***** Data segment

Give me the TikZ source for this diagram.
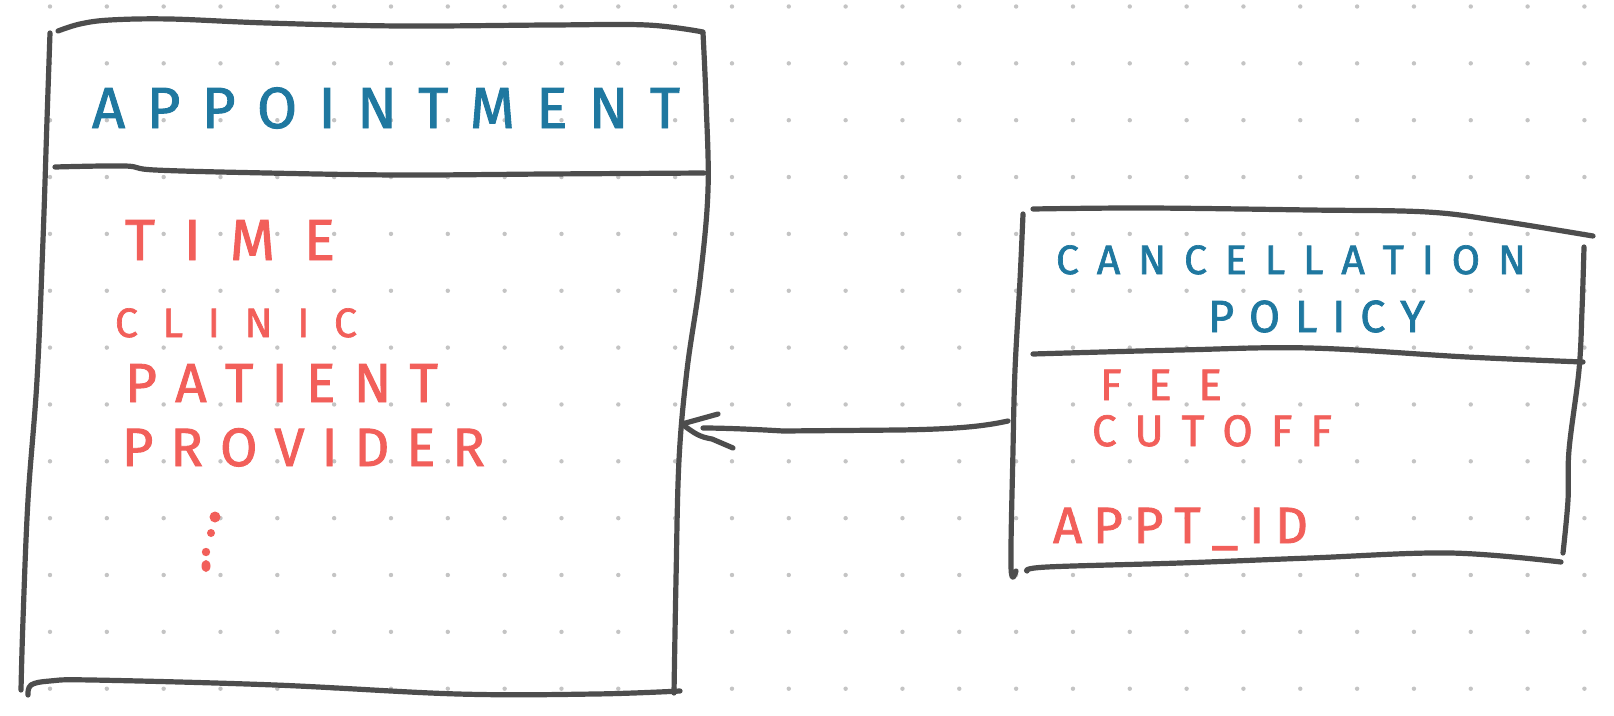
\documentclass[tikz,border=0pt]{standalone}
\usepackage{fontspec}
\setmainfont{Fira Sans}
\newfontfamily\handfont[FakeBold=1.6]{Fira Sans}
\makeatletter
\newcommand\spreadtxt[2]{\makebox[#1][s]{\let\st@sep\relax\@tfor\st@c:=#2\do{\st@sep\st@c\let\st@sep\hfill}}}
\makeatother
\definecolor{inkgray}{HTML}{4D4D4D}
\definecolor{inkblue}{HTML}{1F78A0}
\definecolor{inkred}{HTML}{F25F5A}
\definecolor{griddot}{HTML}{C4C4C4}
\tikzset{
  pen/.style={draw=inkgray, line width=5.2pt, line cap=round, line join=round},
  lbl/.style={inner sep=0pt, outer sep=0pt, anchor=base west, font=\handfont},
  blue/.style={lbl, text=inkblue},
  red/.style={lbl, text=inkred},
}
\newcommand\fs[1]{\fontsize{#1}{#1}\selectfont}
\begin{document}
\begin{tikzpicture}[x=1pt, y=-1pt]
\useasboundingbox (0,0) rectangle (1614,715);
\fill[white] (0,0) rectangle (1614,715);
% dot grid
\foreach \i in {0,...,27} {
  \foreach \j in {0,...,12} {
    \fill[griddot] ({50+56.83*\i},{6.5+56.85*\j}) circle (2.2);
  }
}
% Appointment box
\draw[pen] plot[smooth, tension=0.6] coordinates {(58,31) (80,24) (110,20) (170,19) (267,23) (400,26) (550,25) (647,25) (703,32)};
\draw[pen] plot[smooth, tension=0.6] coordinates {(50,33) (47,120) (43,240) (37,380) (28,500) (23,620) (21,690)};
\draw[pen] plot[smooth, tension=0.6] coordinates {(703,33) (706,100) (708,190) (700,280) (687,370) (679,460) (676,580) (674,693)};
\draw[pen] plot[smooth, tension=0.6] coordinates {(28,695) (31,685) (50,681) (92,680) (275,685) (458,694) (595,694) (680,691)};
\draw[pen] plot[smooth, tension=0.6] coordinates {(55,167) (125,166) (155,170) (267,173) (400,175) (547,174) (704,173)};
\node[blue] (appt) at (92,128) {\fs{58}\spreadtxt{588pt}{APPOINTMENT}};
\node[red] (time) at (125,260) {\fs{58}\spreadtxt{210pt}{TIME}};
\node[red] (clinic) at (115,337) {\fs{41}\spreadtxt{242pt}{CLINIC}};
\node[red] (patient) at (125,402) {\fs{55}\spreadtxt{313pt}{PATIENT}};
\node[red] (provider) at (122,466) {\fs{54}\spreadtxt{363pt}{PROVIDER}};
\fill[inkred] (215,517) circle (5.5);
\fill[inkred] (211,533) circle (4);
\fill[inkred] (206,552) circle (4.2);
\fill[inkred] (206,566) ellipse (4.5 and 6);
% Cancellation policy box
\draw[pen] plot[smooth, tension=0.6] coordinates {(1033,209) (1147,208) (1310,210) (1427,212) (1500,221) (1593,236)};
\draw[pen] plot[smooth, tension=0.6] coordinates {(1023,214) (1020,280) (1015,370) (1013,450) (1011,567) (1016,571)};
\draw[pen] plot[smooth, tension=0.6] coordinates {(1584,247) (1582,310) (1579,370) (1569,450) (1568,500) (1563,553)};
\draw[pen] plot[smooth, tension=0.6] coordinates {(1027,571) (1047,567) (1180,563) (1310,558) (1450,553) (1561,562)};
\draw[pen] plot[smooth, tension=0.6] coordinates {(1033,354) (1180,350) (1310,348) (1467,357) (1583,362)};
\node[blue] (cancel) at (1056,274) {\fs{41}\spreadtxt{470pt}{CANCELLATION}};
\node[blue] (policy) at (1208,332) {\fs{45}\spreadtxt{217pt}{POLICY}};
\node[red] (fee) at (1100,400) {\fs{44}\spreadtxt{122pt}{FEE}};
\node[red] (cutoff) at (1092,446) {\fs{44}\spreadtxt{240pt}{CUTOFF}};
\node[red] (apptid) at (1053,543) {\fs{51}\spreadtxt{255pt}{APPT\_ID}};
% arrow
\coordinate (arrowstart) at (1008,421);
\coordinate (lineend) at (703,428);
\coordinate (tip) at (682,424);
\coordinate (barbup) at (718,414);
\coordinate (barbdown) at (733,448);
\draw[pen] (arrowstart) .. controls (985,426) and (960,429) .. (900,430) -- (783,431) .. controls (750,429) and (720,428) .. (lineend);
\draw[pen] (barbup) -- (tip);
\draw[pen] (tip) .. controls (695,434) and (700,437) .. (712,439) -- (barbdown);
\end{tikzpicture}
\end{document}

**********

§ **Task instructions**: Without the pictures, write out all of the material exactly.

§ **In response**:
Give me the TikZ source for this diagram.
\documentclass[tikz,border=0pt]{standalone}
\usepackage{fontspec}
\setmainfont{Fira Sans}
\newfontfamily\handfont[FakeBold=1.6]{Fira Sans}
\makeatletter
\newcommand\spreadtxt[2]{\makebox[#1][s]{\let\st@sep\relax\@tfor\st@c:=#2\do{\st@sep\st@c\let\st@sep\hfill}}}
\makeatother
\definecolor{inkgray}{HTML}{4D4D4D}
\definecolor{inkblue}{HTML}{1F78A0}
\definecolor{inkred}{HTML}{F25F5A}
\definecolor{griddot}{HTML}{C4C4C4}
\tikzset{
  pen/.style={draw=inkgray, line width=5.2pt, line cap=round, line join=round},
  lbl/.style={inner sep=0pt, outer sep=0pt, anchor=base west, font=\handfont},
  blue/.style={lbl, text=inkblue},
  red/.style={lbl, text=inkred},
}
\newcommand\fs[1]{\fontsize{#1}{#1}\selectfont}
\begin{document}
\begin{tikzpicture}[x=1pt, y=-1pt]
\useasboundingbox (0,0) rectangle (1614,715);
\fill[white] (0,0) rectangle (1614,715);
% dot grid
\foreach \i in {0,...,27} {
  \foreach \j in {0,...,12} {
    \fill[griddot] ({50+56.83*\i},{6.5+56.85*\j}) circle (2.2);
  }
}
% Appointment box
\draw[pen] plot[smooth, tension=0.6] coordinates {(58,31) (80,24) (110,20) (170,19) (267,23) (400,26) (550,25) (647,25) (703,32)};
\draw[pen] plot[smooth, tension=0.6] coordinates {(50,33) (47,120) (43,240) (37,380) (28,500) (23,620) (21,690)};
\draw[pen] plot[smooth, tension=0.6] coordinates {(703,33) (706,100) (708,190) (700,280) (687,370) (679,460) (676,580) (674,693)};
\draw[pen] plot[smooth, tension=0.6] coordinates {(28,695) (31,685) (50,681) (92,680) (275,685) (458,694) (595,694) (680,691)};
\draw[pen] plot[smooth, tension=0.6] coordinates {(55,167) (125,166) (155,170) (267,173) (400,175) (547,174) (704,173)};
\node[blue] (appt) at (92,128) {\fs{58}\spreadtxt{588pt}{APPOINTMENT}};
\node[red] (time) at (125,260) {\fs{58}\spreadtxt{210pt}{TIME}};
\node[red] (clinic) at (115,337) {\fs{41}\spreadtxt{242pt}{CLINIC}};
\node[red] (patient) at (125,402) {\fs{55}\spreadtxt{313pt}{PATIENT}};
\node[red] (provider) at (122,466) {\fs{54}\spreadtxt{363pt}{PROVIDER}};
\fill[inkred] (215,517) circle (5.5);
\fill[inkred] (211,533) circle (4);
\fill[inkred] (206,552) circle (4.2);
\fill[inkred] (206,566) ellipse (4.5 and 6);
% Cancellation policy box
\draw[pen] plot[smooth, tension=0.6] coordinates {(1033,209) (1147,208) (1310,210) (1427,212) (1500,221) (1593,236)};
\draw[pen] plot[smooth, tension=0.6] coordinates {(1023,214) (1020,280) (1015,370) (1013,450) (1011,567) (1016,571)};
\draw[pen] plot[smooth, tension=0.6] coordinates {(1584,247) (1582,310) (1579,370) (1569,450) (1568,500) (1563,553)};
\draw[pen] plot[smooth, tension=0.6] coordinates {(1027,571) (1047,567) (1180,563) (1310,558) (1450,553) (1561,562)};
\draw[pen] plot[smooth, tension=0.6] coordinates {(1033,354) (1180,350) (1310,348) (1467,357) (1583,362)};
\node[blue] (cancel) at (1056,274) {\fs{41}\spreadtxt{470pt}{CANCELLATION}};
\node[blue] (policy) at (1208,332) {\fs{45}\spreadtxt{217pt}{POLICY}};
\node[red] (fee) at (1100,400) {\fs{44}\spreadtxt{122pt}{FEE}};
\node[red] (cutoff) at (1092,446) {\fs{44}\spreadtxt{240pt}{CUTOFF}};
\node[red] (apptid) at (1053,543) {\fs{51}\spreadtxt{255pt}{APPT\_ID}};
% arrow
\coordinate (arrowstart) at (1008,421);
\coordinate (lineend) at (703,428);
\coordinate (tip) at (682,424);
\coordinate (barbup) at (718,414);
\coordinate (barbdown) at (733,448);
\draw[pen] (arrowstart) .. controls (985,426) and (960,429) .. (900,430) -- (783,431) .. controls (750,429) and (720,428) .. (lineend);
\draw[pen] (barbup) -- (tip);
\draw[pen] (tip) .. controls (695,434) and (700,437) .. (712,439) -- (barbdown);
\end{tikzpicture}
\end{document}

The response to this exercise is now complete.